Well I will tell you this. I am not a homophobe and I don't think that I ever was. I had a lot of role models growing up who were gay. But, I will say that despite never having really been a bigot towards gays, that after watching Glee and growing up, and changing with the way the coasts popular opinions have changed I would say that I am still less of a homophobe, now than when I was a a child and adolescent. What do I mean? Well, when I was younger it would definitely bother me to be called gay. I am not. But Now I would just correct you if you genuinely thought I was. I wouldn't get upset. I will also say that I used to use homophobic slurs in my youth, (like using the word gay in a negative context) and after many a gay speaker at school explaining why "harmless" slurs were harmful, I eventually dropped those too. So maybe I was a little bigoted back then, but not as much as most of the people around me, and I never actually had a fundamental issue with people being gay.
But I wasn't, going to shout "South End!" in battle cry way the way this guy on the train claimed a true Bostonian would. And even though in my youth I might have cried "Chinatown!" in a moment of foolishness, I won't now. And I am also suspicious of people asking me what neighborhood I am from to prove that I am from Boston. I am not willing to get into some neighborhood confrontation without at least first knowing what it is about. Hence the question, "Why do you ask?"
I will also add that neither the South End nor Chinatown are places where you will cultivate the "Boston accent" which is one of the reasons I don't have one. The other reason is my mother was from Philadelphia and I spent many summers and Christmas's there. I know nothing about Philadelphia except the house of my late grandmother and grandfather. But I do say wueter for water instead of saying wahter. Back to the story.
"You see" he said now at me "A Proper Bostonian like myself.." honestly I can't really remember the rest of the speech. But it had something to do with how he could spot people like me from ten miles a way and knew that I wasn't a real Bostonian.
Now I am not a sports fan, and I don't have the accent.... but hey if I'm not from here then where the hell am I from? Granted I've spent most of my time hanging out with people who weren't even born in this country. You could say that I don't act like someone from Boston. But I resent my hometown being completely taken away from me.
"They," (people like me) the man continued, "also say soda where I say tonic" (I say soda and haven't heard anyone under the age of 50 say tonic in my life) and with that he got of at his stop. The woman gave me a look and said, "Have a nice day."

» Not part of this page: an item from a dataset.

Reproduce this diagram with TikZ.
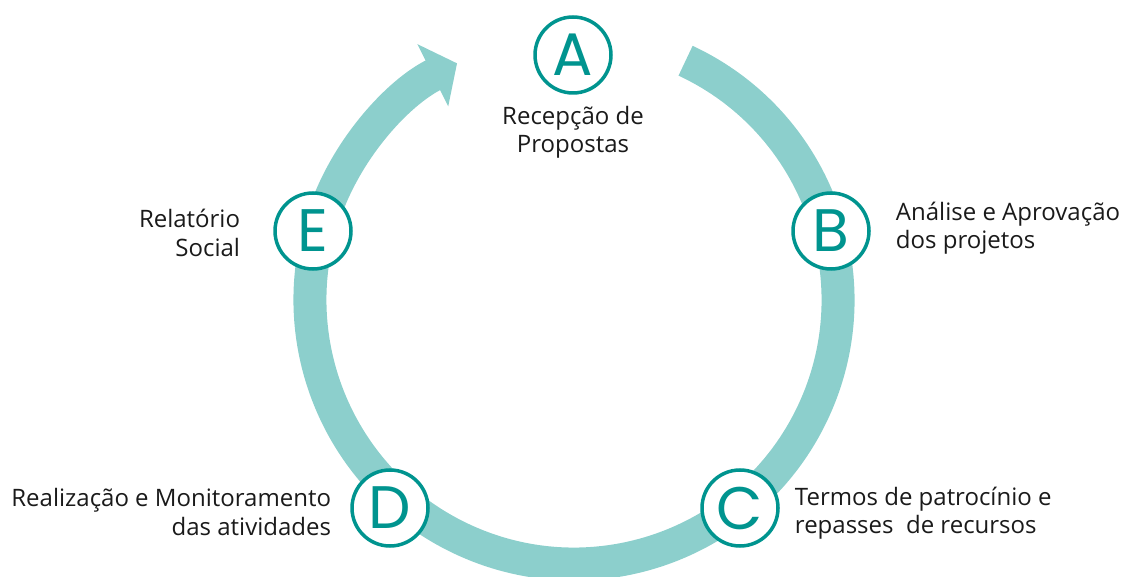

Obviously he kind of ruined my day. Mainly because as stupid as it sounds, I would have liked to go to blows over this. Just fists. Nothing further than that. And really I shouldn't let crazy people get to me, but sometimes they do. Maybe because I don't have a neighborhood I can just use in battle cry like that.
I could say Chinatown but the truth is, even if I am half-chinese, I look white, and unless you know me, even if you do know me, the assumption is that I moved there, that I am not really from the neighborhood even though I am.
That's why I like JP. Because I do know where I stand. Because I did move there. I'm not from here. I just live here. I like the neighborhood but yes I am the gentrified person moving in to your neighborhood. Now I can help out at the library and in the community (when it is fun and in my interest)
Not like in Chinatown, when my hand is shaken when they think I am some gentrified white guy (you know the kind with power and money. People in Chinatown (who are really from the suburbs or someplace not in Chinatown) try to explain to me, an assumed outsider, about "their neighborhood." To show me around, where to watch out for, where to eat. Oh how disappointing it all is when it turns out I am from the projects on the border of Chinatown and my Chinese was not learned from China, but from the street and TVB.
Well I guess all these aspects of my character are usually funny to me. Just not when some crazy person is saying I am not a proper Bostonian on a crowded train.